The CEO of Pfizer dismissed any suggestions that his company waited until the presidential election was decided before announcing the promising results of its COVID-19 vaccine trials.

The multinational pharmaceutical company revealed early Monday that its vaccine (produced in conjunction with BioNTech) for the new coronavirus has been shown to be 90 percent effective. These results were better than many scientists and public health experts had hoped for. But some conspiracy theorists, and President Donald Trump's son Donald Trump Jr. quickly made unfounded accusations that the company had waited until after the election was decided to reveal the results.

Albert Bourla, the chairman and CEO of Pfizer, completely rejected these suggestions in a Monday interview with CNN. "We announced it the moment we learned about it," Bourla said. "I said multiple times that the election for us is an artificial timeline."

"This is when science brought it to us," he said

Pfizer
A sign for Pfizer is seen outside the Pfizer headquarters on November 9 in New York City. Pfizer announced that its COVID-19 vaccine trial has proven to be 90 percent effective in preventing infection of the coronavirus. Albert Bourla, the chairman and CEO of Pfizer, told CNN, "We announced it the moment we learned about it." David Dee Delgado/Getty

"At Pfizer, we are moving at the speed of science and only science guides all the decisions regarding our vaccine candidate. There are absolutely no political considerations involved in this process," company spokesperson Sharon Castillo told Newsweek in an email.

Shortly after the news broke internationally, Trump Jr. argued that the "timing" was suspicious.

"The timing of this is pretty amazing. Nothing nefarious about the timing of this at all right?" Trump Jr. tweeted.

Trump and some of his top aides had claimed for months that the vaccine would be ready by Election Day, despite the public health officials within his own administration saying that timeline was likely too optimistic. The president's insistence that the vaccine be ready before the election drew substantial concern from doctors, scientists and many lawmakers—as they feared this could lead to the approval of an unsafe vaccine.
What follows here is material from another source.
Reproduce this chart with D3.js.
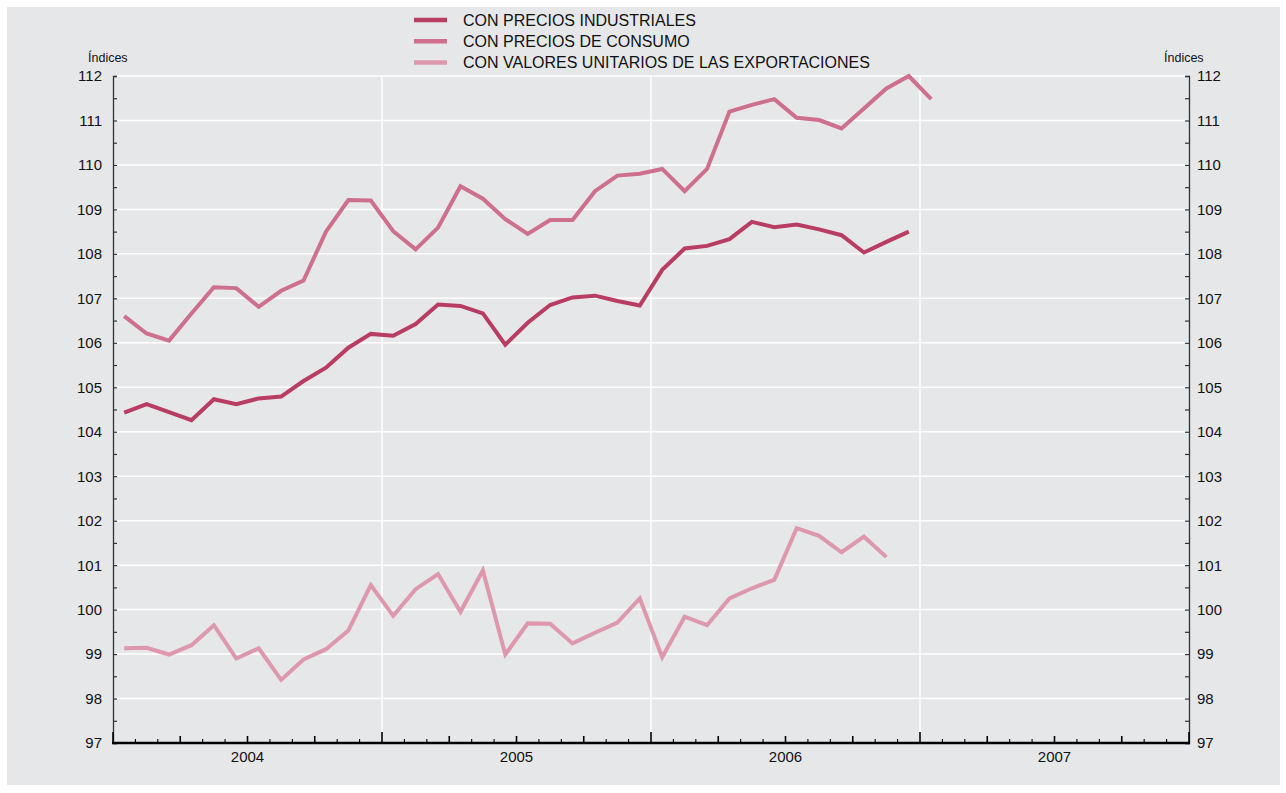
<!DOCTYPE html>
<html>
<head>
<meta charset="utf-8">
<script src="https://cdn.jsdelivr.net/npm/d3@7"></script>
<style>
  html, body { margin: 0; padding: 0; background: #ffffff; }
  svg { display: block; font-family: "Liberation Sans", Arial, Helvetica, sans-serif; }
</style>
</head>
<body>
<svg id="chart" width="1286" height="793"></svg>
<script>
// ---- Data (monthly, starting January 2004) ----
const years = ["2004", "2005", "2006", "2007"];
const seriesNames = [
  "CON PRECIOS INDUSTRIALES",
  "CON PRECIOS DE CONSUMO",
  "CON VALORES UNITARIOS DE LAS EXPORTACIONES"
];
const industriales = [
  104.43, 104.62, 104.44, 104.26, 104.73, 104.62, 104.75, 104.79, 105.14, 105.44,
  105.89, 106.20, 106.16, 106.42, 106.86, 106.83, 106.66, 105.96, 106.45, 106.85,
  107.02, 107.06, 106.94, 106.84, 107.64, 108.12, 108.18, 108.33, 108.72, 108.60,
  108.66, 108.55, 108.42, 108.03, 108.27, 108.50
];
const consumo = [
  106.60, 106.21, 106.05, 106.66, 107.25, 107.23, 106.81, 107.17, 107.40, 108.50,
  109.21, 109.20, 108.51, 108.10, 108.59, 109.52, 109.24, 108.78, 108.45, 108.76,
  108.76, 109.41, 109.76, 109.80, 109.91, 109.41, 109.91, 111.20, 111.35, 111.48,
  111.06, 111.01, 110.82, 111.27, 111.72, 112.00, 111.48
];
const exportaciones = [
  99.13, 99.14, 98.99, 99.20, 99.65, 98.90, 99.13, 98.42, 98.88, 99.11,
  99.53, 100.55, 99.86, 100.46, 100.80, 99.95, 100.88, 98.99, 99.69, 99.68,
  99.24, 99.48, 99.71, 100.25, 98.93, 99.84, 99.65, 100.25, 100.48, 100.67,
  101.83, 101.66, 101.29, 101.64, 101.18
];
const yTicks = [97, 98, 99, 100, 101, 102, 103, 104, 105, 106, 107, 108, 109, 110, 111, 112];
const colors = ["#b93d63", "#cd6f8d", "#dd98ad"];

// ---- Layout ----
const svg = d3.select("#chart");
const L = 113, R = 1189, T = 76, B = 743;
const nMonths = years.length * 12;

svg.append("rect").attr("x", 7).attr("y", 7).attr("width", 1273).attr("height", 778)
  .attr("fill", "#e6e7e9");

const x = d3.scaleLinear().domain([0, nMonths]).range([L, R]);
const y = d3.scaleLinear().domain([97, 112]).range([B, T]);

// Grid lines
const grid = svg.append("g");
grid.selectAll("line.h").data(yTicks.filter(v => v > 97)).join("line")
  .attr("x1", L).attr("x2", R).attr("y1", d => y(d)).attr("y2", d => y(d))
  .attr("stroke", "#ffffff").attr("stroke-width", 1.5);
grid.selectAll("line.v").data(d3.range(12, nMonths, 12)).join("line")
  .attr("x1", d => x(d)).attr("x2", d => x(d)).attr("y1", T).attr("y2", B)
  .attr("stroke", "#ffffff").attr("stroke-width", 1.5);

// Y axes (ticks pointing inward)
const halfTicks = d3.range(97, 112.01, 0.5);
const axL = d3.axisRight(y).tickValues(halfTicks).tickSize(4).tickFormat("");
const axR = d3.axisLeft(y).tickValues(halfTicks).tickSize(4).tickFormat("");
[svg.append("g").attr("transform", `translate(${L},0)`).call(axL),
 svg.append("g").attr("transform", `translate(${R},0)`).call(axR)].forEach(g => {
  g.select(".domain").attr("stroke", "#333").attr("stroke-width", 1.3);
  g.selectAll(".tick line").attr("stroke", "#333").attr("stroke-width", 1.2);
});

// Y tick labels
svg.append("g").selectAll("text").data(yTicks).join("text")
  .attr("x", 102).attr("y", d => y(d)).attr("dy", "0.36em")
  .attr("text-anchor", "end").attr("font-size", 15).attr("fill", "#111")
  .text(d => d);
svg.append("g").selectAll("text").data(yTicks).join("text")
  .attr("x", 1197).attr("y", d => y(d)).attr("dy", "0.36em")
  .attr("text-anchor", "start").attr("font-size", 15).attr("fill", "#111")
  .text(d => d);

svg.append("text").attr("x", 88).attr("y", 62).attr("font-size", 12.5).attr("fill", "#111").text("Índices");
svg.append("text").attr("x", 1164).attr("y", 62).attr("font-size", 12.5).attr("fill", "#111").text("Índices");

// X axis
const xg = svg.append("g");
xg.selectAll("line").data(d3.range(0, nMonths + 1)).join("line")
  .attr("x1", d => x(d)).attr("x2", d => x(d))
  .attr("y1", B).attr("y2", d => B - (d % 12 === 0 ? 11 : d % 3 === 0 ? 7 : 4))
  .attr("stroke", "#000").attr("stroke-width", d => d % 3 === 0 ? 1.6 : 1.1);
xg.append("line").attr("x1", L - 1).attr("x2", R + 1).attr("y1", B).attr("y2", B)
  .attr("stroke", "#000").attr("stroke-width", 2.5);
xg.selectAll("text").data(years).join("text")
  .attr("x", (d, i) => x(i * 12 + 6)).attr("y", 762)
  .attr("text-anchor", "middle").attr("font-size", 15).attr("fill", "#111")
  .text(d => d);

// Lines
const line = d3.line().x((d, i) => x(i + 0.5)).y(d => y(d));
const allSeries = [industriales, consumo, exportaciones];
// draw exports first, then consumer, then industrial on top
[2, 1, 0].forEach(k => {
  svg.append("path").datum(allSeries[k])
    .attr("d", line).attr("fill", "none")
    .attr("stroke", colors[k]).attr("stroke-width", 4)
    .attr("stroke-linejoin", "miter").attr("stroke-miterlimit", 4);
});

// Legend
const lg = svg.append("g");
seriesNames.forEach((name, k) => {
  const ly = 20 + k * 21.2;
  lg.append("line").attr("x1", 414).attr("x2", 447).attr("y1", ly).attr("y2", ly)
    .attr("stroke", colors[k]).attr("stroke-width", 4.5);
  lg.append("text").attr("x", 463).attr("y", ly).attr("dy", "0.36em")
    .attr("font-size", 16).attr("fill", "#111").text(name);
});
</script>
</body>
</html>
However, Pfizer's announcement does not mean the COVID-19 vaccine is ready or approved for use by the public. The company's trial will continue into December, but the process to manufacture millions of doses of the vaccine is already underway. Pfizer said it plans to have some 50 million doses ready by the end of the year and some 1.3 billion to administer in 2021.

President-elect Joe Biden released a statement, which was emailed to Newsweek, praising the reported success of the Pfizer vaccine.
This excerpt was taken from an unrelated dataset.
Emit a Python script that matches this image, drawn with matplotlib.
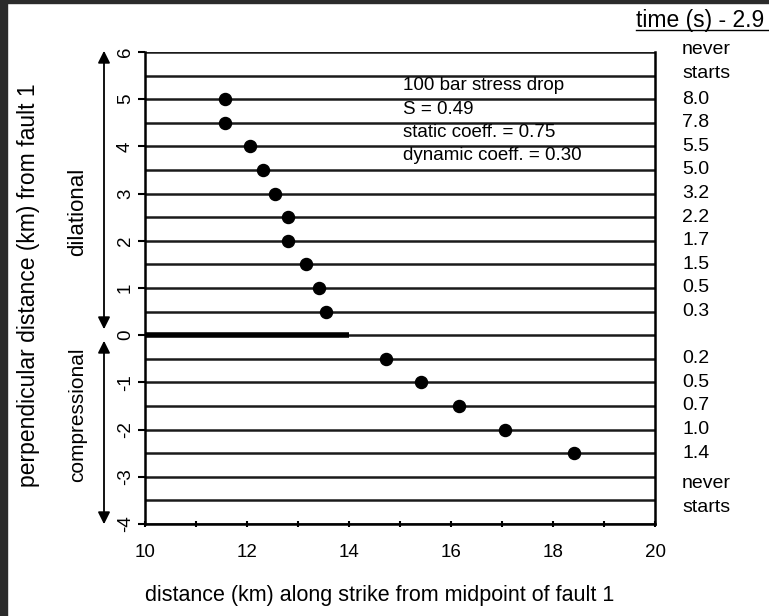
#!/usr/bin/env python3
"""
Rupture start times on receiver faults at different perpendicular offsets.
"""

import numpy as np
import matplotlib.pyplot as plt
from matplotlib.patches import Rectangle, FancyArrowPatch

plt.rcParams['font.family'] = ['Liberation Sans', 'DejaVu Sans']
plt.rcParams['axes.unicode_minus'] = False

# Hypocentre positions on the receiver faults
offset_km = [5.0, 4.5, 4.0, 3.5, 3.0, 2.5, 2.0, 1.5, 1.0, 0.5,
             -0.5, -1.0, -1.5, -2.0, -2.5]
along_strike_km = [11.57, 11.57, 12.06, 12.31, 12.55, 12.8, 12.8, 13.16, 13.41, 13.55,
                   14.73, 15.41, 16.16, 17.06, 18.41]

# Start times listed along the right edge
time_labels = ['8.0', '7.8', '5.5', '5.0', '3.2', '2.2', '1.7', '1.5', '0.5', '0.3',
               '0.2', '0.5', '0.7', '1.0', '1.4']

fault_levels = np.arange(-4.0, 6.01, 0.5)
fault1_end = 14.0

params_text = ['100 bar stress drop', 'S = 0.49',
               'static coeff. = 0.75', 'dynamic coeff. = 0.30']

fig = plt.figure(figsize=(7.69, 6.16), dpi=100)
ax = fig.add_axes([0.1886, 0.1494, 0.6632, 0.7662])


def ypix(v):
    """figure fraction from a pixel row counted from the top"""
    return 1 - v / 616


# receiver faults
for lvl in fault_levels:
    ax.plot([10, 20], [lvl, lvl], color='#1a1a1a', lw=1.8, zorder=1)
# source fault 1
ax.plot([10, fault1_end], [0, 0], color='black', lw=4, solid_capstyle='butt', zorder=2)

ax.scatter(along_strike_km, offset_km, s=75, color='black', zorder=3)

ax.set_xlim(10, 20)
ax.set_ylim(-4, 6)
ax.set_xticks(range(10, 21, 2))
ax.set_xticks(range(11, 20, 2), minor=True)
ax.set_yticks(range(-4, 7))
ax.spines['top'].set_visible(False)
for side in ['left', 'right', 'bottom']:
    ax.spines[side].set_linewidth(1.8)
ax.tick_params(axis='x', which='both', direction='inout', length=5, width=1.5,
               labelsize=13.5, pad=12)
ax.tick_params(axis='y', direction='out', length=5, width=1.5, labelsize=13.5, pad=3)
for lab in ax.get_yticklabels():
    lab.set_rotation(90)
    lab.set_va('center')

fig.text(380 / 769, ypix(596), 'distance (km) along strike from midpoint of fault 1',
         fontsize=15.5, ha='center', va='center')
fig.text(29 / 769, ypix(285), 'perpendicular distance (km) from fault 1', rotation=90,
         fontsize=16.5, ha='center', va='center')

# parameter box
for i, line in enumerate(params_text):
    ax.text(0.505, 0.928 - i * 0.049, line, transform=ax.transAxes, fontsize=13.5,
            ha='left', va='center', zorder=4)

# start times on the right
for y, lab in zip(offset_km, time_labels):
    ax.text(1.053, (y + 4) / 10, lab, transform=ax.transAxes, fontsize=14,
            ha='left', va='center', clip_on=False)
for top in [ypix(50), ypix(483)]:
    fig.text(682 / 769, top, 'never', fontsize=14, ha='left', va='center')
    fig.text(682 / 769, top - 24 / 616, 'starts', fontsize=14, ha='left', va='center')

# dilational / compressional arrows
arrow_x = 104 / 769
fig.patches.append(FancyArrowPatch(
    (arrow_x, ypix(48)), (arrow_x, ypix(332)), transform=fig.transFigure,
    arrowstyle='<|-|>', mutation_scale=18, color='black', lw=1.3))
fig.patches.append(FancyArrowPatch(
    (arrow_x, ypix(338)), (arrow_x, ypix(527)), transform=fig.transFigure,
    arrowstyle='<|-|>', mutation_scale=18, color='black', lw=1.3))
fig.text(78 / 769, ypix(212), 'dilational', rotation=90, fontsize=16,
         ha='center', va='center')
fig.text(78 / 769, ypix(415), 'compressional', rotation=90, fontsize=15,
         ha='center', va='center')

# time header
fig.text(636 / 769, ypix(20), 'time (s) - 2.9', fontsize=16.5, ha='left', va='center')
fig.add_artist(plt.Line2D([636 / 769, 1.0], [ypix(30), ypix(30)],
                          transform=fig.transFigure, color='black', lw=1))

# dark screenshot frame
fig.patches.append(Rectangle((0, 0), 7 / 769, 1, transform=fig.transFigure,
                             color='#2b2b2b', zorder=10))
fig.patches.append(Rectangle((0, ypix(3)), 1, 3 / 616, transform=fig.transFigure,
                             color='#2b2b2b', zorder=10))

fig.savefig('out.png', dpi=100)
"I congratulate the brilliant women and men who helped produce this breakthrough and to give us such cause for hope," Biden said. But he noted somberly that the pandemic would still persist for sometime.

"It is also important to understand that the end of the battle against COVID-19 is still months away. This news follows a previously announced timeline by industry officials that forecast vaccine approval by late November," he said. "Even if that is achieved, and some Americans are vaccinated later this year, it will be many more months before there is widespread vaccination in this country."